Cup of research is half-full

Coffee: A weak international market means less funding for the science of making a better brew.

Medicine & Science

November 03, 2003|By Dennis O'Brien | Dennis O'Brien,SUN STAFF

Fernando Vega is a java fanatic, to the tune of five cups a day. Coffee gets him out of bed in the morning, courses through his veins all day and energizes him when he's tired. He keeps a roaster in his office, buys beans over the Internet, grinds them himself and brings back bags of the stuff from vacations and conventions.

"It's a great side benefit of the job - a perk I guess you could call it," says Vega, whose federal laboratory is dedicated to keeping the world's coffee crop safe from pests.

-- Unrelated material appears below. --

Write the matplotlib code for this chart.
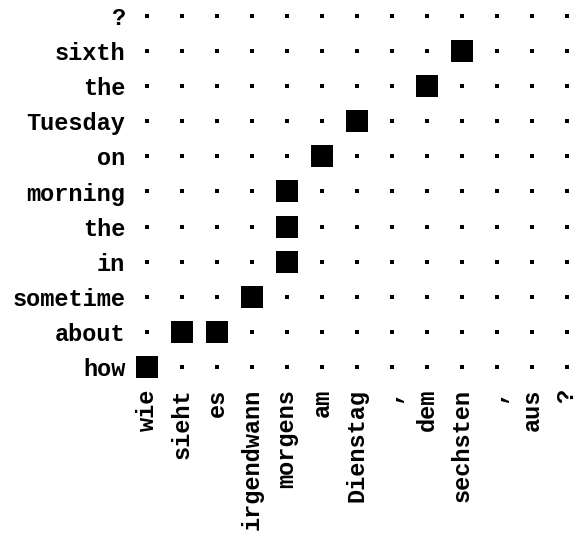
import matplotlib
matplotlib.use("Agg")
import matplotlib.pyplot as plt

src_words = ["wie", "sieht", "es", "irgendwann", "morgens", "am", "Dienstag",
             ",", "dem", "sechsten", ",", "aus", "?"]
tgt_words = ["how", "about", "sometime", "in", "the", "morning", "on",
             "Tuesday", "the", "sixth", "?"]
# (source index, target index) alignment links
align_src = [0, 1, 2, 3, 4, 4, 4, 5, 6, 8, 9]
align_tgt = [0, 1, 1, 2, 3, 4, 5, 6, 7, 8, 9]

fig = plt.figure(figsize=(5.85, 5.39), dpi=100)
ax = fig.add_axes([129.5 / 585, 154.5 / 539, 455 / 585, 386 / 539])

links = set(zip(align_src, align_tgt))
dx, dy = [], []
for i in range(len(src_words)):
    for j in range(len(tgt_words)):
        if (i, j) not in links:
            dx.append(i)
            dy.append(j)

ax.scatter(dx, dy, marker="s", s=5, c="black", linewidths=0)
ax.scatter(align_src, align_tgt, marker="s", s=250, c="black", linewidths=0)

ax.set_xlim(-0.5, len(src_words) - 0.5)
ax.set_ylim(-0.5, len(tgt_words) - 0.5)
ax.set_xticks(range(len(src_words)))
ax.set_xticklabels(src_words, rotation=90, family="Liberation Mono",
                   fontweight="bold", fontsize=17)
ax.set_yticks(range(len(tgt_words)))
ax.set_yticklabels(tgt_words, family="Liberation Mono",
                   fontweight="bold", fontsize=17)
ax.tick_params(length=0, pad=3)
for s in ax.spines.values():
    s.set_visible(False)

fig.savefig("out.png", dpi=100)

But the entomologist at the Beltsville Agricultural Research Center is worried these days. In most countries, coffee revenues fuel research, and a decade-long decline in coffee prices is drying up funding and threatening the quality of java for years to come.

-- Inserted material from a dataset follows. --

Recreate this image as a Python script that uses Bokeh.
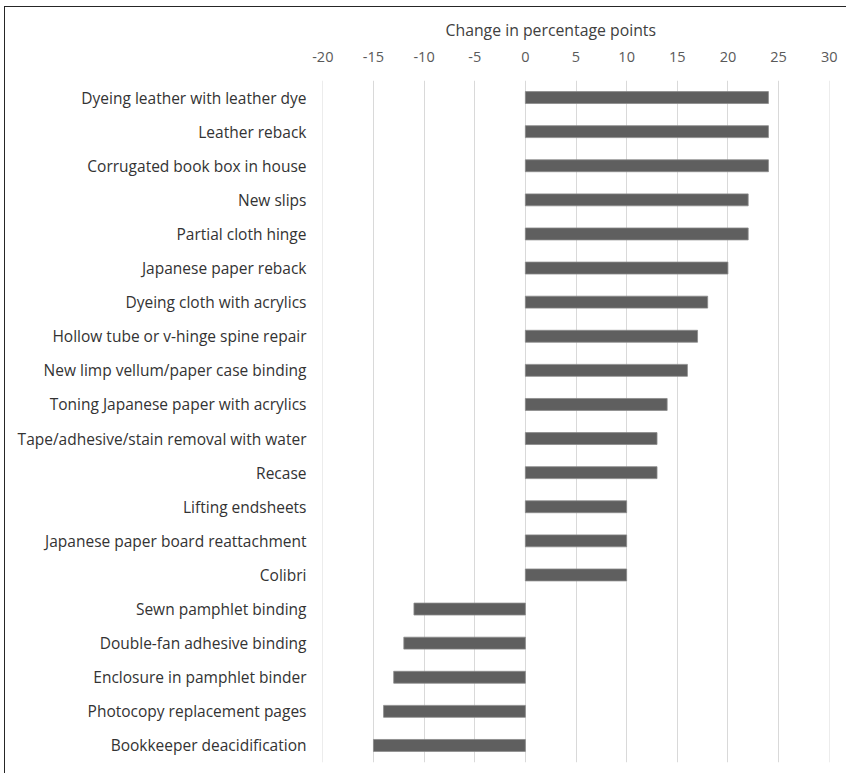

More research is needed, he says, to keep growers in business, trim production costs and protect the world's coffee crop from insects that now cause $500 million a year in losses.

"The quality of coffee will go down if people don't know what to do with the product," he says.

Other coffee scientists share Vega's concerns. With coffee prices at historic lows, they say, growers are anxious to cut costs and could cut quality by switching to cheaper seeds and harvesting methods.

"We have all the coffee we need today, but what about tomorrow, what about next year and the years after that?" asked H.C. Skip Bittenbender, a coffee researcher at the University of Hawaii.

At stake is a $70 billion crop, the livelihood of 25 million workers and the future of an elixir that people depend on for their morning jolt.

Although you might not know it from the prices that coffee boutiques charge for cappuccino, espresso and other fancy brews, wholesale coffee on world markets now sells for about 55 cents a pound, compared with $1.20 in the 1980s.

The low prices are the result of overproduction and - despite the success of Starbucks and other coffee boutiques- a steady drop in demand. In the United States, per capita coffee consumption has dropped from 36 gallons a year in the 1970s to 17 gallons today, according to government and private surveys.

The real glut in supply began in the 1990s, when Brazil increased coffee production and Vietnam entered the market. Today the world's producers grow an estimated 117 million bags of coffee (containing 132 pounds each) - about 9 million bags more than we drink.

As a result, research in producing countries - funded largely by coffee revenues - has been slashed. In Colombia, a research center financed by the country's National Federation of Coffee Growers has trimmed its staff from 430 to about 160 over the past decade, said Francisco Posada, a Colombian national who has a doctorate in entomology and works with Vega.

The Department of Agriculture's Beltsville facility is the nation's only full-time federal coffee pest lab. The United States is hardly a coffee power, but USDA funds coffee research because it helps growers in Hawaii and it's important to U.S. coffee merchants - as well as to producers of the milk and sugar that we add to coffee every day.

In a letter published in the journal Nature in October, Vega called for an international research center in Africa or South America to coordinate global research, train producers and distribute scientific findings. Similar government-funded consortia conduct research on bananas and other crops.

"There's all kinds of issues that have to be addressed. How to handle coffee post-harvest, the best pest control, weed control and storage issues," he said.

Coffee plants can be crippled by a variety of insects and other pests. For example, about 50 types of fungi live inside coffee leaves. Most are benign, but others can contaminate the beans, reducing their value or making some unsalable.

The biggest threat, however, comes from one of the 900 insects that make their homes on coffee plants. It's the berry borer, Hypothenemus hampei, which drills into the center of the bean and costs growers $500 million a year. "It can be an incredibly destructive pest," Bittenbender said.

Vega is looking for a way to use a coffee leaf fungus known Beauveria, which attacks a broad range of insects, to combat the berry borer. His work has taken him to Hawaii, Puerto Rico, Colombia and Mexico to collect leaves for testing.

"The goal is to make Beauveria thrive in the coffee plant, and the question right now is what happens when we put Beauveria into different plants - will it thrive or not?" he said.

Experts also want to do more research into the possibility of breeding coffee beans that grow more readily in Africa, coffee's birthplace.

"We haven't spent a lot of time or effort asking whether the species we're growing are really the best suited," said Ted R. Lingle, executive director of the Specialty Coffee Association of America, a group that represents 2,500 large and small coffee wholesalers and retailers.

Scientists also want to find a replacement for endosulfan, a common coffee plant pesticide that can be toxic to workers.